The first contention of the learned counsel is that the Court receiver had no power to file a petition in the Court for winding up of the company. Elaborating this contention the learned counsel contends that under O. XL, r. 1(d) of the CPC a Court can only confer on a receiver the power to bring a suit and that the expression "suit" does not take in a petition for winding up of a company. O. XL, r. 1, of the CPC reads :
"Where it appears to the Court to be just and convenient, the Court may by order--... (d) confer upon the receiver all such powers, as to bringing and defending suits and for the realisation, management, protection, preservation and improvements of the property, the collection of the rents and profit thereof, the application and disposal of such rents and profits, and the execution of documents as the owner himself has or such of those powers as the Court thinks fit." In exercise of the said power, the Court appointed the respondents as the Court receiver on 20th Oct., 1961, of the properties belonging to the joint family in the suit. The material part of the order reads : "....It is further ordered that the Court receiver be and he is hereby appointed receiver of the properties belonging to the joint family in suit and all the books of accounts, papers and vouchers with all necessary powers under O. XL, r. 1 of the CPC, including power to vote and/or exercise all the property rights in respect of shares belong to the joint family in the several joint stock companies mentioned in the plaint including power to file suit...." Under this order all the necessary powers under O. XL, r. 1, of the CPC were conferred upon the receiver, including the right to file suits. Assuming that a petition for winding up of a company is not a suit within the meaning of O. XL, r. 1(d) of the said Code, the other powers mentioned therein are comprehensive enough to enable the receiver to take necessary proceeding to realise the property and debts due to the joint family. Can it be said that the petition filed by the receiver for winding up of the company is not a mode of realisation of the debt due to the joint family from the company ? In Palmers Company Precedents, Part II, 1960 Edn., at page 25, the following passage appears :
"A winding up petition is a perfectly proper remedy for enforcing payment of a just debt. It is the mode of execution which the Court gives to a creditor against a company unable to pay its debts."

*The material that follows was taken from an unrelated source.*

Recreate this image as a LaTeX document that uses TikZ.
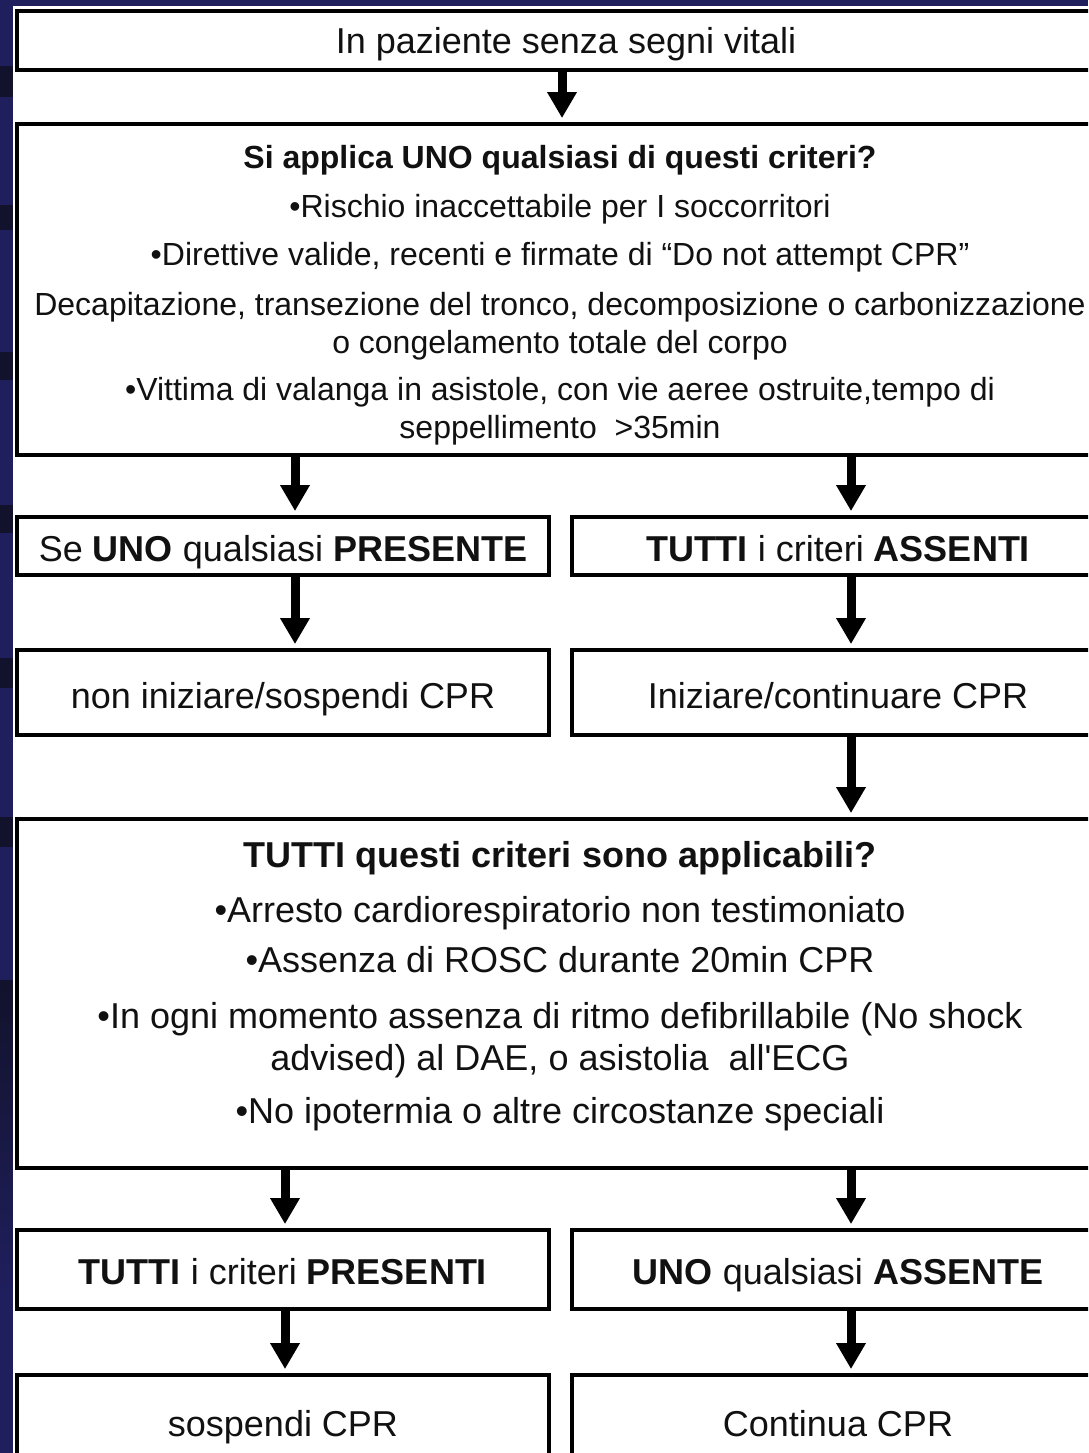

This view is supported by the decisions in Bowes vs. Hope life Insurance & Guarantee Co. (1865) 11 HL Cas. 389, In re General Company for Promotion of Land Credit (1870) LR 5 Ch App 363 and In re National Permanent Building Society (1869) LR 5 App 309. It is true that "a winding up order is not a normal alternative in the case of a company to the ordinary procedure for the realization of the debts due to it"; but none the less it is a form of equitable execution. Propriety does not affect the power but only its exercise. If so, it follows that in terms of cl. (d) of r. 1 of O. XL of the CPC, a receiver can file a petition for winding up of a company for the realization of the properties, movable and immovable, including debts of which he was appointed receiver. In this view, the respondents had power to file the petition in the Court for winding up of the company. That apart under O. XL, r. 1(d) of the CPC the Court can also confer on the receiver such of those powers as the Court thinks fit. It is implicit in this apparently wide power that it shall be confined to the scope of the receiver's administration of the estate. If for the proper and effective managements of the estate of which receiver has been appointed the Court thinks fit that it shall confer power on the said receiver to take steps for winding up of the debtor-company it must be conceded that the Court will have power to give necessary directions to the receiver in that regard. On 22nd Nov., 1963, the receiver obtained the directions of the Court empowering him to file the winding up petition against the company. But it is contended that the learned Judge made that order without prejudice to the contentions of the members of the joint family and that one of the contentions was that a petition for the winding up of the company was not maintainable at the instance of the receiver. This reservation, no doubt, entitles the appellant to raise the plea of the maintainability of the petition filed by the receiver for winding up of the company. But it does not bear on the question of authorization obtained by a receiver to file the said petition. The question of the maintainability of the petition will be dealt with by us at a later stage of the judgment. In this view also, the receiver had the powers to file the petition before the Court for winding up of the company. There are, therefore, no merits in the first contention.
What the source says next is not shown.